● **RECORD LIST**
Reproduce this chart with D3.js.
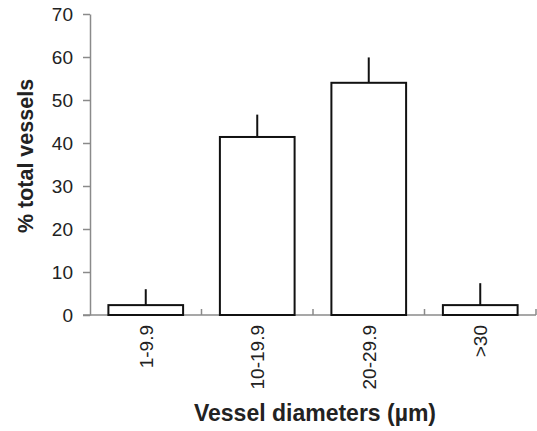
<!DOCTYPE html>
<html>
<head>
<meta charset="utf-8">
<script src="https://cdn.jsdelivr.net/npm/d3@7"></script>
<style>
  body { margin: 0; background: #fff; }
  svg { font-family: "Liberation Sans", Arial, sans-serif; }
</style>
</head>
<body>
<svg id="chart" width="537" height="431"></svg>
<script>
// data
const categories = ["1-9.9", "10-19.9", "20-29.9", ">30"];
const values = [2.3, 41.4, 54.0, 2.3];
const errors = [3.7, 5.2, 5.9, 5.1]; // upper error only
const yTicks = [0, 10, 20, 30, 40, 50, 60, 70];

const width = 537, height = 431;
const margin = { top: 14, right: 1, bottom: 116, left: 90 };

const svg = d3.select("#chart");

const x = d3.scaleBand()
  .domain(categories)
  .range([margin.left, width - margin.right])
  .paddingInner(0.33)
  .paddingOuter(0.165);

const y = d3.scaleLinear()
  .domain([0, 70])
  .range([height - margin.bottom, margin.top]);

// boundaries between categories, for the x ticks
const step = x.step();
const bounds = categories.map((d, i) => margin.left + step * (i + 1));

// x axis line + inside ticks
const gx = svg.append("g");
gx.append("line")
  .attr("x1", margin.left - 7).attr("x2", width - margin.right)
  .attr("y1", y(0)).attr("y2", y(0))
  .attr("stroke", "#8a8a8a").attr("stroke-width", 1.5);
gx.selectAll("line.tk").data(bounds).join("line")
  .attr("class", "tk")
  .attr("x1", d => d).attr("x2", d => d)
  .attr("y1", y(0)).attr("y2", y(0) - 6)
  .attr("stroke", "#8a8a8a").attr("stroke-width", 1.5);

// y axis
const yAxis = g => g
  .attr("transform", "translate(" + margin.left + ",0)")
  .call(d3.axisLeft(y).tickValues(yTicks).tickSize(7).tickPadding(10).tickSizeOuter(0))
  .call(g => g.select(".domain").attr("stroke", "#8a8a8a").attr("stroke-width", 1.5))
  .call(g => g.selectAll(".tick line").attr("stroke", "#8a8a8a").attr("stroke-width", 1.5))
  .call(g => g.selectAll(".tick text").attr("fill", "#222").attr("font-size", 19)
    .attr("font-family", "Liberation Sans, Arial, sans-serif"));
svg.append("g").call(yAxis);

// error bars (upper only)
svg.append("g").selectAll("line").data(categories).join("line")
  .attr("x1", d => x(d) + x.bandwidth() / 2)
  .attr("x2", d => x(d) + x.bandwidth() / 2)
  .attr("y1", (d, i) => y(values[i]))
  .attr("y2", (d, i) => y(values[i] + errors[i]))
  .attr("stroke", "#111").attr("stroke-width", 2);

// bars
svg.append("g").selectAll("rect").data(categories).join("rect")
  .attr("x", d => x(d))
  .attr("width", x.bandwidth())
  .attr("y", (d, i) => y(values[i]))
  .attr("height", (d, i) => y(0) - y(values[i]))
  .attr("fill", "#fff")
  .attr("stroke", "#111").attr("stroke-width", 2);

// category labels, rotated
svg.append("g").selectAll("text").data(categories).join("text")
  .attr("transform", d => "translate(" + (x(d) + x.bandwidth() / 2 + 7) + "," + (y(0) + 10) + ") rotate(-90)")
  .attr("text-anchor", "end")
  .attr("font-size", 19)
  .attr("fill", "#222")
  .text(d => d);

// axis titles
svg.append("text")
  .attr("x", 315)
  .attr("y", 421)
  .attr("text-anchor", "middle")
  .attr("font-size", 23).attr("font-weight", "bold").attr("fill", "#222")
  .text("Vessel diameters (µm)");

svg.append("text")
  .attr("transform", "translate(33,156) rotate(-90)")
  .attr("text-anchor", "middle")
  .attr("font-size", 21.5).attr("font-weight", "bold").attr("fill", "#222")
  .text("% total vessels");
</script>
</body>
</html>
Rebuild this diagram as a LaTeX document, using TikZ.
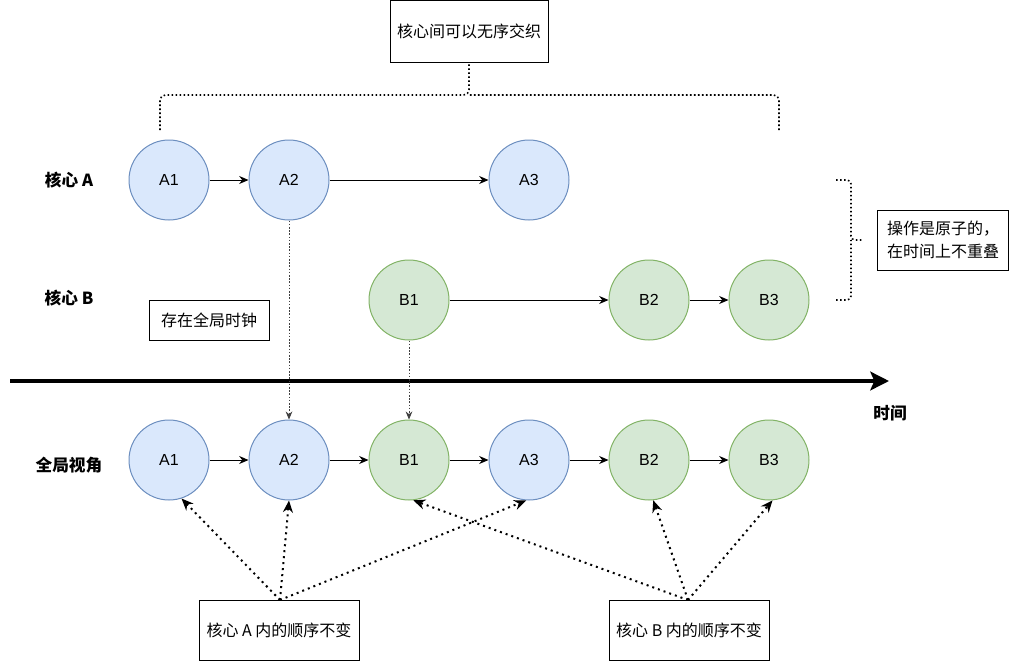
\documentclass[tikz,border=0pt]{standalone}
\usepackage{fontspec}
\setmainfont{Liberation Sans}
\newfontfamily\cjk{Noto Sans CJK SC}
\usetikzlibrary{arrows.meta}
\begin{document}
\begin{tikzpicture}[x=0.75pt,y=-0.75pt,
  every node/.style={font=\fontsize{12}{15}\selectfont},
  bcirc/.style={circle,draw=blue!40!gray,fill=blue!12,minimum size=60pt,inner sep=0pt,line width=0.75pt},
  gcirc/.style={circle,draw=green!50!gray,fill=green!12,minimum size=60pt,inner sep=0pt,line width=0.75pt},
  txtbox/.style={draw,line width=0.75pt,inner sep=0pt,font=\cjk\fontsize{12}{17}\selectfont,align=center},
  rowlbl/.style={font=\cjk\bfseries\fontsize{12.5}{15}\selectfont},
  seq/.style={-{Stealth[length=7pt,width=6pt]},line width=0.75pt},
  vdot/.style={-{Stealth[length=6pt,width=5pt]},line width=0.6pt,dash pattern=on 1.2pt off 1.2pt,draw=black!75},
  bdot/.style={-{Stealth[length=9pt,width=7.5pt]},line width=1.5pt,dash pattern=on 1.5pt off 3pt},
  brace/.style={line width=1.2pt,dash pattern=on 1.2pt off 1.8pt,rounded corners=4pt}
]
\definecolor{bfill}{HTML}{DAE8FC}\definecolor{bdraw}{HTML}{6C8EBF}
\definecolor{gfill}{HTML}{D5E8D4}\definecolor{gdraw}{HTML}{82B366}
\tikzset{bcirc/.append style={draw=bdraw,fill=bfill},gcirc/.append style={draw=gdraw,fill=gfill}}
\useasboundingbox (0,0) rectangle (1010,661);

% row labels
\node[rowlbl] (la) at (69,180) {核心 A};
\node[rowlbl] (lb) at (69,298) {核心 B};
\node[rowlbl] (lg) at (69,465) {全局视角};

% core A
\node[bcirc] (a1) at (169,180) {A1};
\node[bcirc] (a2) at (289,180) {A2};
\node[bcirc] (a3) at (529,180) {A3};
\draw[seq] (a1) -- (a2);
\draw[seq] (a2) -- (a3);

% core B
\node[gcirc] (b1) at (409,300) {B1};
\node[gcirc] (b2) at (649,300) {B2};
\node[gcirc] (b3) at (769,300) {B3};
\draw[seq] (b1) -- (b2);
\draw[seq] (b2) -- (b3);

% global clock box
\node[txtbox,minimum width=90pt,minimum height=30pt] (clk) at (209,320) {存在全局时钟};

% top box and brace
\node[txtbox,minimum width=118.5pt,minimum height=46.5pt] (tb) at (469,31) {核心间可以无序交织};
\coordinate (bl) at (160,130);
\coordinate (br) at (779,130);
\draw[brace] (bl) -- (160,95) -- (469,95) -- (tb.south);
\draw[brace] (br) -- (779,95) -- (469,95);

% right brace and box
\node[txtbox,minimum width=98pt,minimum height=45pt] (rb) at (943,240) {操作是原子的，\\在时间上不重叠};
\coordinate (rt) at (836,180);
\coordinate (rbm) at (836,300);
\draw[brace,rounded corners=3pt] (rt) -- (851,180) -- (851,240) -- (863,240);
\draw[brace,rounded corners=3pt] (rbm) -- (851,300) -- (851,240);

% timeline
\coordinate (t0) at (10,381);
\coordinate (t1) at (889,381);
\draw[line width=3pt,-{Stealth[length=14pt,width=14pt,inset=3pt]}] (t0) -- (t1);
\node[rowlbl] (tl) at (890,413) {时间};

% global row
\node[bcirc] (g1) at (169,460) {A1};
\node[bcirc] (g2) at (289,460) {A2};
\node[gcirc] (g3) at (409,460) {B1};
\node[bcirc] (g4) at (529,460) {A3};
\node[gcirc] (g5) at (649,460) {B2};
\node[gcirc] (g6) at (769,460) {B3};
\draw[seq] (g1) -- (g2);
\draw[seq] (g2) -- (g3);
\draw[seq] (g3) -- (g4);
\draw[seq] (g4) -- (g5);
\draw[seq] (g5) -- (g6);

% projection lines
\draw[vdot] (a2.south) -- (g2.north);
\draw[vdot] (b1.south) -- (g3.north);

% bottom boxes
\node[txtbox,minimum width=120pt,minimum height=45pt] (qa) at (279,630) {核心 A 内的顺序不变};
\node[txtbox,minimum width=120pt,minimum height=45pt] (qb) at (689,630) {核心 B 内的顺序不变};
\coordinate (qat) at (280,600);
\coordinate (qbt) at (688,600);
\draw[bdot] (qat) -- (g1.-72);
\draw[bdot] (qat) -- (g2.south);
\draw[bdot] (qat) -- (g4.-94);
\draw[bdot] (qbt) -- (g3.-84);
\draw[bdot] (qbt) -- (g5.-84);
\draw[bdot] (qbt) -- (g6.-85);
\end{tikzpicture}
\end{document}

● **THE TASK**
Give again, word for word, every line from the top of the data through the line with "const yTicks = [0, 10, 20, 30, 40, 50, 60, 70];", both ends included, and exclude the pictures.

● **RESULT OF THE TASK**
Reproduce this chart with D3.js.
<!DOCTYPE html>
<html>
<head>
<meta charset="utf-8">
<script src="https://cdn.jsdelivr.net/npm/d3@7"></script>
<style>
  body { margin: 0; background: #fff; }
  svg { font-family: "Liberation Sans", Arial, sans-serif; }
</style>
</head>
<body>
<svg id="chart" width="537" height="431"></svg>
<script>
// data
const categories = ["1-9.9", "10-19.9", "20-29.9", ">30"];
const values = [2.3, 41.4, 54.0, 2.3];
const errors = [3.7, 5.2, 5.9, 5.1]; // upper error only
const yTicks = [0, 10, 20, 30, 40, 50, 60, 70];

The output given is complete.